--- Required work ---
Show all lines holding "image".
○ ○ ○ ○ ○
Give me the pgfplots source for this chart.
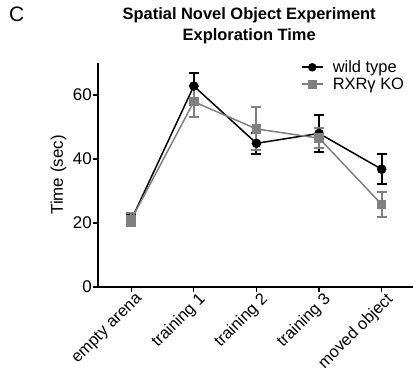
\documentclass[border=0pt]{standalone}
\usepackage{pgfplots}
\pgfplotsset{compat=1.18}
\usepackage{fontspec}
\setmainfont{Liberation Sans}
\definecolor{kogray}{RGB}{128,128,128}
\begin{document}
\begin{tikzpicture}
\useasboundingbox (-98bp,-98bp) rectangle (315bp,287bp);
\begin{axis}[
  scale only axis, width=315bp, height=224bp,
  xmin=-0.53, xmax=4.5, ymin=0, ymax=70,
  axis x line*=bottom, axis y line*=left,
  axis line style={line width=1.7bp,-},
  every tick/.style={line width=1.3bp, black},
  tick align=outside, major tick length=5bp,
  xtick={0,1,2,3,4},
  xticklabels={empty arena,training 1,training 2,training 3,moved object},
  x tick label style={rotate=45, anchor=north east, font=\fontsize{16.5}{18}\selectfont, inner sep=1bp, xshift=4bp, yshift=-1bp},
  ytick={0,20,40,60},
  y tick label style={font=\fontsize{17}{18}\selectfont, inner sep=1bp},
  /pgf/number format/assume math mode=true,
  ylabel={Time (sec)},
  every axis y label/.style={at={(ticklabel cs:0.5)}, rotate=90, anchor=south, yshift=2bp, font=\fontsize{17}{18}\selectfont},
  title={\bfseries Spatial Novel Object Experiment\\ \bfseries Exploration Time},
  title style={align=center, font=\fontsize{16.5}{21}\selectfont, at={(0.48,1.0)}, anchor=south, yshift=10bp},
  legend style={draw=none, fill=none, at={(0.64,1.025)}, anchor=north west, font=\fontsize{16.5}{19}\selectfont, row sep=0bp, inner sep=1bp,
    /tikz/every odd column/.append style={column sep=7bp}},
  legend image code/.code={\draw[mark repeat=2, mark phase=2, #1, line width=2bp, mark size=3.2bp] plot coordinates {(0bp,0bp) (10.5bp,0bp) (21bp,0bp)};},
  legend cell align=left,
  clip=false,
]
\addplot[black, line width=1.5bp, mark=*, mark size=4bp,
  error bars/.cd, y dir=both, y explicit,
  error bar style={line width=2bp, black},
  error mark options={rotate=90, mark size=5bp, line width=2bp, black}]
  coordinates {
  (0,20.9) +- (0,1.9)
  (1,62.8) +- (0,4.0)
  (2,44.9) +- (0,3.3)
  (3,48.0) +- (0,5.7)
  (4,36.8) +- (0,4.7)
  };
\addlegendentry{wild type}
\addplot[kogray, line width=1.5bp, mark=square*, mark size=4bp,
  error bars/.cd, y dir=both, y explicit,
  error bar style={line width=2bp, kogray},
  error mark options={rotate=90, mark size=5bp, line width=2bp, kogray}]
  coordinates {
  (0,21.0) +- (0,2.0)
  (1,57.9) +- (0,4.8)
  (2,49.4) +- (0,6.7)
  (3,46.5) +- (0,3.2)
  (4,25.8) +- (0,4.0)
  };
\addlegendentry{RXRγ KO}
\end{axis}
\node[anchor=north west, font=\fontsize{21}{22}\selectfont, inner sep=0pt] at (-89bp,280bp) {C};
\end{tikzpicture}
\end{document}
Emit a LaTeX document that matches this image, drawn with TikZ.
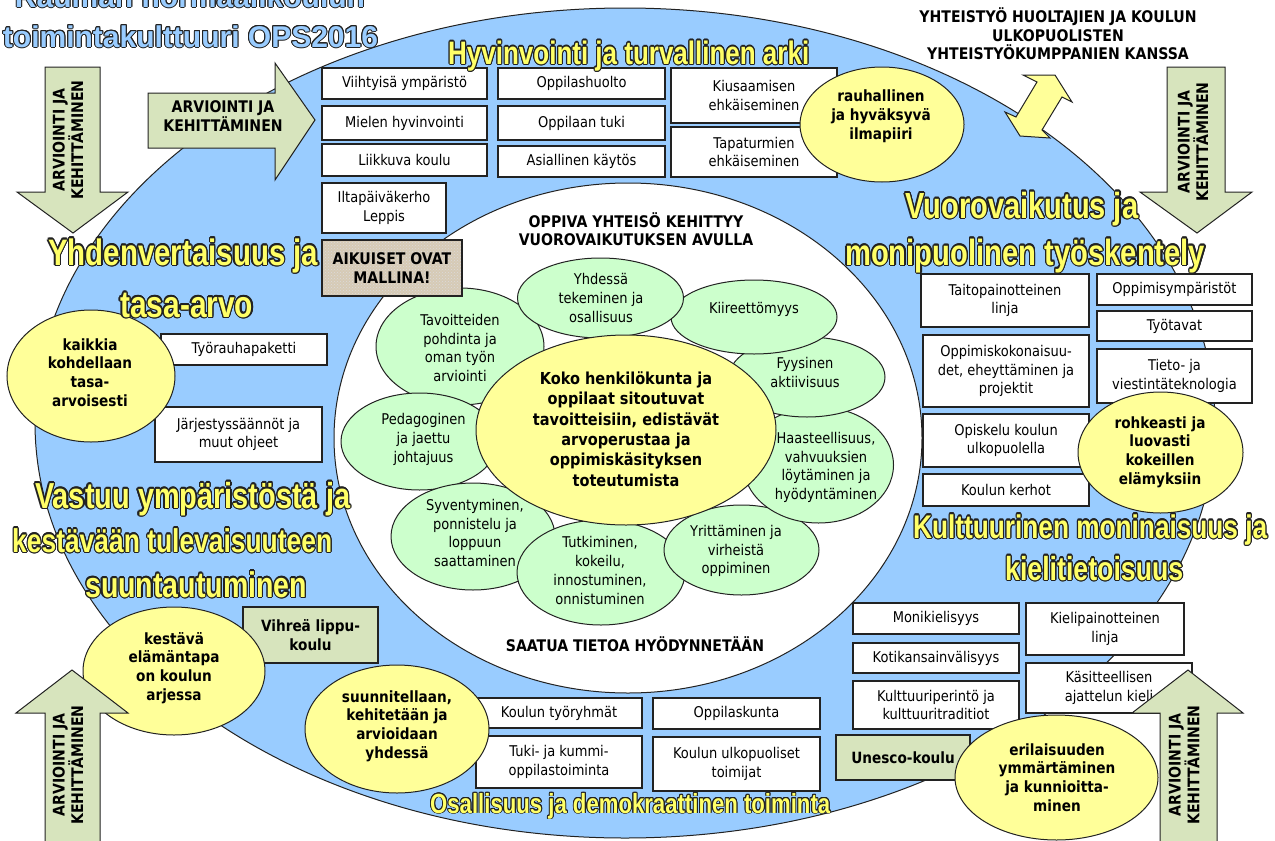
○ ○ ○ ○ ○
--- Response for this exercise ---
  legend image code/.code={\draw[mark repeat=2, mark phase=2, #1, line width=2bp, mark size=3.2bp] plot coordinates {(0bp,0bp) (10.5bp,0bp) (21bp,0bp)};},
Emit a LaTeX document that matches this image, drawn with TikZ.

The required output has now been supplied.